I later learnt that a trainer is paired to a dolphin and only that trainer is allowed to swim with that dolphin. Other trainers can feed and look after other dolphins, but they’re only allowed to train their own. It’s to do with bonding and trust and stuff like that. It was very interesting. The dolphin closest to me was called Starbucks much to the amusement of the girl behind me who kept saying “like the coffee shop, like the coffee shop”. I really wanted to turn around and say “NO, you fool, like the character out of Moby Dick” but I thought that would be antagonising.

The music got all inspirational and the dolphins did more tricks and I lost count on the flips and twirls they did. It was fabulous. The talker guy said the dolphins wanted to say goodbye because they were tired, and they all did a parade with their trainers raising one fin out of the water and shaking it. This was my queue to get out and I missed the massive hoards again. Result.

Headed straight to the petting pool, which surprisingly enough is where you can pet stingers (sting rays) sea cucumbers, fish and star fish. It was actually lovely. Sea cucumbers feel like, well cucumber. Star fish feel like a rock and stingers feel like, jelly. It wasn’t an all together unpleasant experience really. I did give evils to the big sting ray in the middle of the pool and wondered if he was the one who had killed Steve Irwin. Don’t worry, I don’t think it was, but I hope the message gets back to him somehow.

The Polar Bears and Penguins are next to each other in a large polar exhibit. (I should, at this point, point out that in real life, polar bears and penguins would never meet. One is from the North Pole, and the other from the South.) Alas, they weren’t in the same enclosure so they weren’t going to start gangs against each other. The polar bears were incredibly boring, but massive and lovely to look at. Here’s a fun fact... Did you know that female polar bears are in hibernation when they give birth, and as a result, don’t wake up for the birth! I know a few (all) girls who’d love to just wake up one morning and have a baby, instead of the whole labour thing. Fantastic. The babies feed themselves on the mother’s milk (while she’s still asleep) and it stays this way for up to 3 months until she wakes. Fascinating.

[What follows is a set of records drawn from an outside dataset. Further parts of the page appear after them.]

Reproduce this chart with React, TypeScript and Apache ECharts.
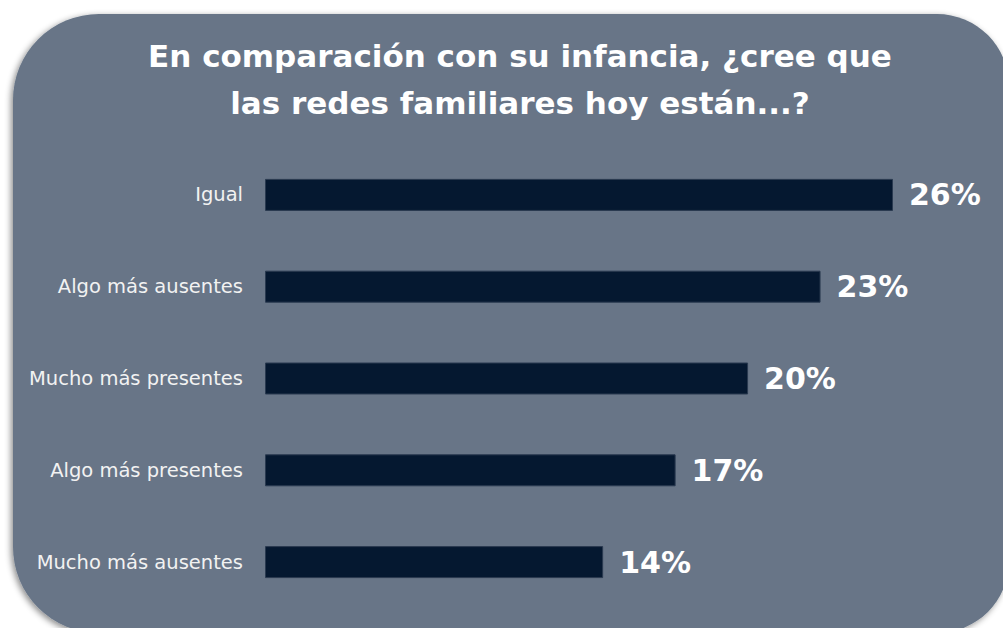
import React, { useEffect, useRef } from "react";
import * as echarts from "echarts";

const titleLines = ["En comparación con su infancia, ¿cree que", "las redes familiares hoy están...?"];
const categories = ["Igual", "Algo más ausentes", "Mucho más presentes", "Algo más presentes", "Mucho más ausentes"];
const values = [26, 23, 20, 17, 14];

export default function App() {
  const ref = useRef<HTMLDivElement>(null);
  useEffect(() => {
    document.body.style.margin = "0";
    const chart = echarts.init(ref.current!, null, { renderer: "svg" });
    chart.setOption({
      animation: false,
      backgroundColor: "#ffffff",
      graphic: [
        {
          type: "rect",
          z: -10,
          shape: { x: 13, y: 14, width: 996, height: 619, r: [86, 72, 72, 86] },
          style: {
            fill: "#677587",
            shadowBlur: 6,
            shadowColor: "rgba(0,0,0,0.45)",
            shadowOffsetX: -2,
            shadowOffsetY: 2,
          },
        },
      ],
      title: {
        text: titleLines.join("\n"),
        left: 515,
        top: 27,
        textAlign: "center",
        textStyle: {
          color: "#ffffff",
          fontFamily: "DejaVu Sans",
          fontWeight: "bold",
          fontSize: 31,
          lineHeight: 47,
        },
      },
      grid: { left: 265, top: 149, width: 628, height: 459, containLabel: false },
      xAxis: {
        type: "value",
        min: 0,
        max: 26,
        show: false,
      },
      yAxis: {
        type: "category",
        inverse: true,
        data: categories,
        axisLine: { show: false },
        axisTick: { show: false },
        splitLine: { show: false },
        axisLabel: {
          color: "#f2f2f2",
          fontFamily: "DejaVu Sans",
          fontSize: 19.5,
          margin: 22,
        },
      },
      series: [
        {
          type: "bar",
          data: values,
          barWidth: 32,
          itemStyle: { color: "#051830", borderColor: "#2a3a50", borderWidth: 1 },
          label: {
            show: true,
            position: "right",
            distance: 16,
            formatter: "{c}%",
            color: "#ffffff",
            fontFamily: "DejaVu Sans",
            fontWeight: "bold",
            fontSize: 30,
          },
        },
      ],
    });
    return () => chart.dispose();
  }, []);
  return <div ref={ref} style={{ width: 1003, height: 628 }} />;
}
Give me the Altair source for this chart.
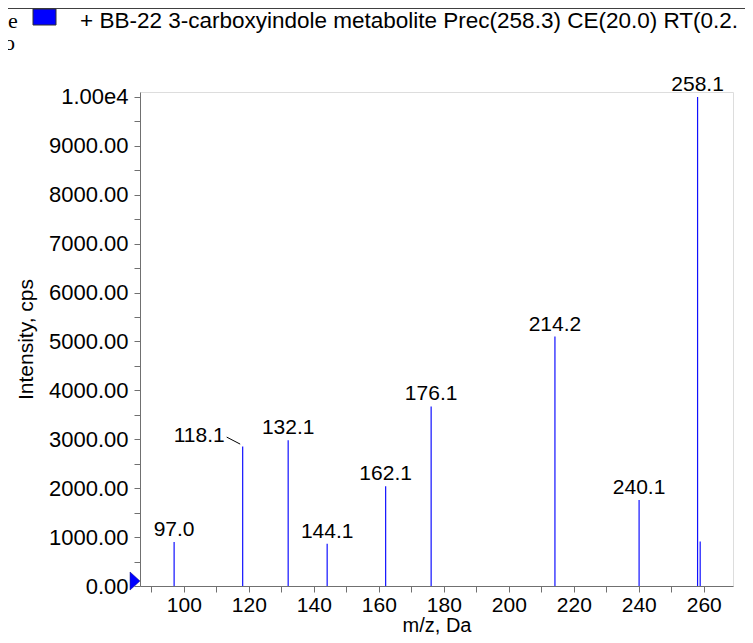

I moved onto the penguins. They have three types here. King, Rockhopper and Emperor. I think that’s what they’re called. As with all animals in captivity, there were a few penguins doing a circuit around the outside of the enclosure (which is like a big freezer kept at -12 and  has snow and everything). This always annoys me, and I really don’t like watching animals do it. I took a picture or two and left. I actually really like zoos, but sometimes, they enclosures aren’t big enough, and it’s so unfair to keep animals locked up, especially if you could release them into the wild.

Anyway.

I left Sea World (via the Sponge Bob Square Pants Parade and the Dinosaur world – both as unremarkable as each other) and went to the beach. Another three hours of gorgeous people watching and then it started to rain, so I ran for cover (just made it) and returned to the campsite to see who my new neighbours for the night were. I write this, and they still haven’t arrived, so I guess I might be left alone again, but we’ll see.

I shall write again soon. I’m driving to Brisbane on Tuesday to meet up with a friend of mine whom I used to work with. I’ve not seen her in about 7 months so we’ll have a good old catch up hopefully!